Current-induced asymmetries of incompressible stripes in narrow quantum Hall systems

TL;DR

This paper experimentally confirms and theoretically explains the asymmetries in current distribution in narrow quantum Hall systems under strong magnetic fields, highlighting the role of non-linear feedback effects and parameters like current strength and temperature.

Contribution

It combines experimental validation with a self-consistent theoretical model to elucidate current asymmetries in quantum Hall systems, advancing understanding of IQHE breakdown mechanisms.

Findings

Confirmed strong asymmetries in current distribution experimentally.

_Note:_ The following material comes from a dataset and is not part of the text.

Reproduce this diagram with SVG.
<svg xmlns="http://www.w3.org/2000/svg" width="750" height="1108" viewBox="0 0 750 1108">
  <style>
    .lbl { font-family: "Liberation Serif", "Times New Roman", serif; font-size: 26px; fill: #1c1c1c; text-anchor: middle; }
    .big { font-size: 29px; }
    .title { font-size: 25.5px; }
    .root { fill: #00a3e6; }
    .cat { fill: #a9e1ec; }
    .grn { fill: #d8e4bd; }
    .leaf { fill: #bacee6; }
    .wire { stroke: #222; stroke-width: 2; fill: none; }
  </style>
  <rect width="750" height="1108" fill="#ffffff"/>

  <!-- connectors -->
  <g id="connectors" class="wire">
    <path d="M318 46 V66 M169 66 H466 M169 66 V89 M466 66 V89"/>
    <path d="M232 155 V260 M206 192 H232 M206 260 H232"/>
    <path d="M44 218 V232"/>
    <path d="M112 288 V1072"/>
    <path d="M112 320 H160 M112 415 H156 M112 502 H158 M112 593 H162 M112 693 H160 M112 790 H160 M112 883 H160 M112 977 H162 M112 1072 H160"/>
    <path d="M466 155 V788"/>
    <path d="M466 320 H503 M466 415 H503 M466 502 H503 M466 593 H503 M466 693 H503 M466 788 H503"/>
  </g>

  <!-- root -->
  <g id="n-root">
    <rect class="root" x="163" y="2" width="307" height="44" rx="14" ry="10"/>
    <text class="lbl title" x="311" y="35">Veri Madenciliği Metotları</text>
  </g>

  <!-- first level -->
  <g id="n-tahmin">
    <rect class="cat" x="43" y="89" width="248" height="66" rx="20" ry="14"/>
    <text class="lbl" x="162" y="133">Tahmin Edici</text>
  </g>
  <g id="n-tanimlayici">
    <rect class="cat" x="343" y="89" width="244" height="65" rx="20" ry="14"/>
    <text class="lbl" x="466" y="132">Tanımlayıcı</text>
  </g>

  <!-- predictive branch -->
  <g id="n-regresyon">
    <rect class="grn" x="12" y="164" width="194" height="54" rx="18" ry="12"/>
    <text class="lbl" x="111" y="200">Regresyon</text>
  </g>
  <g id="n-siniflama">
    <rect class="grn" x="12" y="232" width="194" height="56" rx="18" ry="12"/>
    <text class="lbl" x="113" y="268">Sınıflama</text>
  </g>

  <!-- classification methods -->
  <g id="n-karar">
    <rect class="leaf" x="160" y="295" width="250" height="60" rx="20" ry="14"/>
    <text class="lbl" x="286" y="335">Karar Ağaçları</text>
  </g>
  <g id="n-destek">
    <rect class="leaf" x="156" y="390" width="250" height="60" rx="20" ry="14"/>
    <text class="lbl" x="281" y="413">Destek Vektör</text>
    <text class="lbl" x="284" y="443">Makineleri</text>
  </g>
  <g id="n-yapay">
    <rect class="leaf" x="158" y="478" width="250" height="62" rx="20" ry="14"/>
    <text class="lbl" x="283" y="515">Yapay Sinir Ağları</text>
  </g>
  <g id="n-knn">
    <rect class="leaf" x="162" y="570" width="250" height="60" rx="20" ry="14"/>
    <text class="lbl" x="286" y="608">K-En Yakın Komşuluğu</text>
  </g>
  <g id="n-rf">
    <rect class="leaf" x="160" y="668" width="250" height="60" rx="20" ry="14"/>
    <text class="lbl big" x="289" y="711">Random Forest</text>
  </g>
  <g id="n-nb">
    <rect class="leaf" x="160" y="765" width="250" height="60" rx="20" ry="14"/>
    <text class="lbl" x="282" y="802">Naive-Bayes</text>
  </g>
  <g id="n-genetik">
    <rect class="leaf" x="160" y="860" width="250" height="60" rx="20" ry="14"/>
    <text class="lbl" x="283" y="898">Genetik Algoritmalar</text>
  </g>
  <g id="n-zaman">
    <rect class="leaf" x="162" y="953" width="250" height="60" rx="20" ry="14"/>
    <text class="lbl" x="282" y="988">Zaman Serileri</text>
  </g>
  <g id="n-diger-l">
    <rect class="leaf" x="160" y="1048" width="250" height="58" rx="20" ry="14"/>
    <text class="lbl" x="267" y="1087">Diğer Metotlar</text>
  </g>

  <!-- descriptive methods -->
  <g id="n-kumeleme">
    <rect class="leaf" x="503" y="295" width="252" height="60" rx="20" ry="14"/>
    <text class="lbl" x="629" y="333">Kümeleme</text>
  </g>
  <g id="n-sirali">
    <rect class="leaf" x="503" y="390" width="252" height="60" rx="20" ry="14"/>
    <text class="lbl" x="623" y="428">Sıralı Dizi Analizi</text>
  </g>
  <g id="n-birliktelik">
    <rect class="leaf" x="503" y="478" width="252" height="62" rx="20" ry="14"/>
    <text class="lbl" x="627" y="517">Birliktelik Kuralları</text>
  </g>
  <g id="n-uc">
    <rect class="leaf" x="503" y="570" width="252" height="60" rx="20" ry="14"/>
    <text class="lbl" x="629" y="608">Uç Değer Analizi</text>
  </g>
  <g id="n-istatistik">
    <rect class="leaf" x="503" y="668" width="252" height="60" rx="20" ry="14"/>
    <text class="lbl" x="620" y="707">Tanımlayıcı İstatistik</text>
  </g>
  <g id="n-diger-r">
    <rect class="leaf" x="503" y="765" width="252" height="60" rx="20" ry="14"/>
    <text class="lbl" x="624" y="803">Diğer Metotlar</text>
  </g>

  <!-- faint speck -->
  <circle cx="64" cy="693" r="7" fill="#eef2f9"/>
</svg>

Theoretical model explains many experimental observations.

Identified conditions where IQHE breakdown mechanisms are significant.

Abstract

We present recent experimental results confirming previously predicted strong asymmetries of the current distribution in narrow Hall bars under the conditions of the integer quantum Hall effect (IQHE). Using a previously developed self-consistent screening and transport theory of the IQHE, we investigate how these asymmetries, which are due to a non-linear feedback effect of the imposed current on the electron distribution in the sample, depend on relevant parameters, such as the strength of the imposed current, the magnetic field, the temperature, and the collision broadening of the Landau-quantized energy bands. We find that many aspects of the experimental results can be understood within this approach, whereas other aspects require explicit consideration of mechanism, which enforce the breakdown of the IQHE.